DIRECTIVE
Under this line sits a listing. Repeat exactly and only its lines from the one holding "Reproduce this diagram with TikZ." through the one holding "(start) at (45,-22);"; skip pictures.

##############################

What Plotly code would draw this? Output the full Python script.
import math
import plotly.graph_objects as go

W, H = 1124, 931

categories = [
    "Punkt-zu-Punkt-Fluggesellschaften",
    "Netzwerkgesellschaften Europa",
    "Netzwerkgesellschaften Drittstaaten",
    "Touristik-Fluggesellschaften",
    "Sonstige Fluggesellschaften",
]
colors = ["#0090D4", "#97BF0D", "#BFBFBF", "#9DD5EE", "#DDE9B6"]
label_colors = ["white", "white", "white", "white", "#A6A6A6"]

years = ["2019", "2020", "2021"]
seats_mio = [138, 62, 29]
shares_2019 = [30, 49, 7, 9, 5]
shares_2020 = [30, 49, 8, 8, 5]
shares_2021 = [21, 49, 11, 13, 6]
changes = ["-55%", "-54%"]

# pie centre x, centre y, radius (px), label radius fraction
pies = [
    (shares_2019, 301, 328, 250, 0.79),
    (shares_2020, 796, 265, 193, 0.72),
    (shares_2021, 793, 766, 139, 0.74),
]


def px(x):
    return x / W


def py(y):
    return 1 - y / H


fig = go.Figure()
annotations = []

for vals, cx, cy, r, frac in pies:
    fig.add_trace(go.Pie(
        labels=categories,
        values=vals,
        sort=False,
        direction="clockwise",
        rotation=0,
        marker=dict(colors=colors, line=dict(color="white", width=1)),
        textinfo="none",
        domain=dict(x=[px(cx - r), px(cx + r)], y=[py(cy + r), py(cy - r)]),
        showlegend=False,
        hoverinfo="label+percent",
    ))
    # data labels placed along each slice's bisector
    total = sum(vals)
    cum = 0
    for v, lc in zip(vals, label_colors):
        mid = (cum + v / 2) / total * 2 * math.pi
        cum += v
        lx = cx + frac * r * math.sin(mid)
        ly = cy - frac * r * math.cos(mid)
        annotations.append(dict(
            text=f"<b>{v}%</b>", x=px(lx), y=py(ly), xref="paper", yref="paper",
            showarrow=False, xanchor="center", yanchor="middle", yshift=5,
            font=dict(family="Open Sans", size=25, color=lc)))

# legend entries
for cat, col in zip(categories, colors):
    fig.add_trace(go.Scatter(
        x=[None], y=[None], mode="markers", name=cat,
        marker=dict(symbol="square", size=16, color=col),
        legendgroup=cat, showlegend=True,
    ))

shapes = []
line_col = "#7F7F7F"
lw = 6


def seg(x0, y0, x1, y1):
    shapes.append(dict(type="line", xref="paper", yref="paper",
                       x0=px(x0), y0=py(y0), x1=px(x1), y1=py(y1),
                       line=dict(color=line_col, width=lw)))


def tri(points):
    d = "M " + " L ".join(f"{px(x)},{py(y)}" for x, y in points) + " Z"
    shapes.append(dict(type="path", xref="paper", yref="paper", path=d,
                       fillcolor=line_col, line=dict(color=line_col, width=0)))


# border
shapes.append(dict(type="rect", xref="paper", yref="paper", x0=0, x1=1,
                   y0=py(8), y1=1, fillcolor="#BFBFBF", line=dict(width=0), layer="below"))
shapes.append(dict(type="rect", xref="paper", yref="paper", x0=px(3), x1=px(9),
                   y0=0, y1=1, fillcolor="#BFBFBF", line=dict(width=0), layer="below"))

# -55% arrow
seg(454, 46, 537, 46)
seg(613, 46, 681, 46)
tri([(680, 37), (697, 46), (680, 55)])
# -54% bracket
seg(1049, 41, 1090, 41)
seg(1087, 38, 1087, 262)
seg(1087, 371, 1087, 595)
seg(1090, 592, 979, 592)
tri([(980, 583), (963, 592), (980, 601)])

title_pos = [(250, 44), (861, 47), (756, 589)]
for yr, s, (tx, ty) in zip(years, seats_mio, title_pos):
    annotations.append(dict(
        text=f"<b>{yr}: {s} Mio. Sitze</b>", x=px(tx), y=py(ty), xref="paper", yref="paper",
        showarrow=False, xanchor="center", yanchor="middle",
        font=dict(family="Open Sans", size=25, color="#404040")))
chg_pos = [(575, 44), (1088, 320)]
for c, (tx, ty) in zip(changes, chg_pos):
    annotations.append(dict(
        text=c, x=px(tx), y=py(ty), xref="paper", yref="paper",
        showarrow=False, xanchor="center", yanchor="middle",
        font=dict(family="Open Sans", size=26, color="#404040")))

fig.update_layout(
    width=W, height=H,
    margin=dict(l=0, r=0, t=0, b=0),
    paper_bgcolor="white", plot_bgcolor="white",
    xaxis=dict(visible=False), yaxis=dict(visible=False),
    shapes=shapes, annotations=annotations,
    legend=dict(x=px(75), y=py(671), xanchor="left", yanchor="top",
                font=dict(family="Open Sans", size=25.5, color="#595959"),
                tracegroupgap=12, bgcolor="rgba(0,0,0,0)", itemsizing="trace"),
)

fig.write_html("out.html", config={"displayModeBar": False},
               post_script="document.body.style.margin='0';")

##############################

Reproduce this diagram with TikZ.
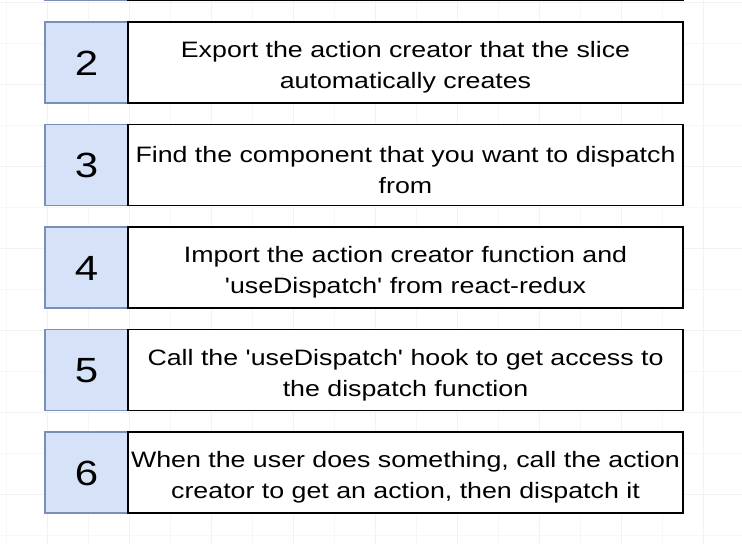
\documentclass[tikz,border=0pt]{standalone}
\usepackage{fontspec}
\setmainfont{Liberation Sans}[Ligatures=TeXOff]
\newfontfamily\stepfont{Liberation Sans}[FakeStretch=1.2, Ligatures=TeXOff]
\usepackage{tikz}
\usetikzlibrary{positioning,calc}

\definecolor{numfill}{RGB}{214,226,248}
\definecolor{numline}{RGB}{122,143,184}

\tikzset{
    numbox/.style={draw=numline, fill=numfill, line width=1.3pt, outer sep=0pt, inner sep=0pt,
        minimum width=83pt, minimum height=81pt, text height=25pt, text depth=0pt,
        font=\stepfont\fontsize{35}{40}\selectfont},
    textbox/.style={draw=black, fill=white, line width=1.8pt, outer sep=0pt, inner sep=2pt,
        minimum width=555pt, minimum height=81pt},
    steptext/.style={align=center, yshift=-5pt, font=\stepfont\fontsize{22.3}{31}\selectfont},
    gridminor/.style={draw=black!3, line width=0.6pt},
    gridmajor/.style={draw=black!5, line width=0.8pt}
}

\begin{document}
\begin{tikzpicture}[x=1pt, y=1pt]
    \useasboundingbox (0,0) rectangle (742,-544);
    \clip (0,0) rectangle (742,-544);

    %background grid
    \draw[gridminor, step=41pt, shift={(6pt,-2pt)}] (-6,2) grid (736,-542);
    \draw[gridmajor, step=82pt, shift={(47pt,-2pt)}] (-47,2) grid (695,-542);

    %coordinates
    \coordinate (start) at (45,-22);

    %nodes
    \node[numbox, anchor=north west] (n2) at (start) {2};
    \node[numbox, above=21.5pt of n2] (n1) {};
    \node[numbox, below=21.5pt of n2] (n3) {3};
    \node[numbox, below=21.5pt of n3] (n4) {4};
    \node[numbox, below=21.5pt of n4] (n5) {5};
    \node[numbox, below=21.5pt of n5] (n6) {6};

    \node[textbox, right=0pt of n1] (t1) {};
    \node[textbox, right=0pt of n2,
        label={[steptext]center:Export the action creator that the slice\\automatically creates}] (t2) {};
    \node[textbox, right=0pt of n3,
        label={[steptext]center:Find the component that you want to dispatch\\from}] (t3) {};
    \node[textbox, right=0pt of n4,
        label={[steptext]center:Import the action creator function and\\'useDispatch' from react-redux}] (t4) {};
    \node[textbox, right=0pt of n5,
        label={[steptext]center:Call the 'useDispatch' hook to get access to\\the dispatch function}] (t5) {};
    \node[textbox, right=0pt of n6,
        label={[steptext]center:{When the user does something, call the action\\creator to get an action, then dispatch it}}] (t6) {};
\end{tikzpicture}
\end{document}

##############################

ANSWER TO THE EXERCISE
Reproduce this diagram with TikZ.
\documentclass[tikz,border=0pt]{standalone}
\usepackage{fontspec}
\setmainfont{Liberation Sans}[Ligatures=TeXOff]
\newfontfamily\stepfont{Liberation Sans}[FakeStretch=1.2, Ligatures=TeXOff]
\usepackage{tikz}
\usetikzlibrary{positioning,calc}

\definecolor{numfill}{RGB}{214,226,248}
\definecolor{numline}{RGB}{122,143,184}

\tikzset{
    numbox/.style={draw=numline, fill=numfill, line width=1.3pt, outer sep=0pt, inner sep=0pt,
        minimum width=83pt, minimum height=81pt, text height=25pt, text depth=0pt,
        font=\stepfont\fontsize{35}{40}\selectfont},
    textbox/.style={draw=black, fill=white, line width=1.8pt, outer sep=0pt, inner sep=2pt,
        minimum width=555pt, minimum height=81pt},
    steptext/.style={align=center, yshift=-5pt, font=\stepfont\fontsize{22.3}{31}\selectfont},
    gridminor/.style={draw=black!3, line width=0.6pt},
    gridmajor/.style={draw=black!5, line width=0.8pt}
}

\begin{document}
\begin{tikzpicture}[x=1pt, y=1pt]
    \useasboundingbox (0,0) rectangle (742,-544);
    \clip (0,0) rectangle (742,-544);

    %background grid
    \draw[gridminor, step=41pt, shift={(6pt,-2pt)}] (-6,2) grid (736,-542);
    \draw[gridmajor, step=82pt, shift={(47pt,-2pt)}] (-47,2) grid (695,-542);

    %coordinates
    \coordinate (start) at (45,-22);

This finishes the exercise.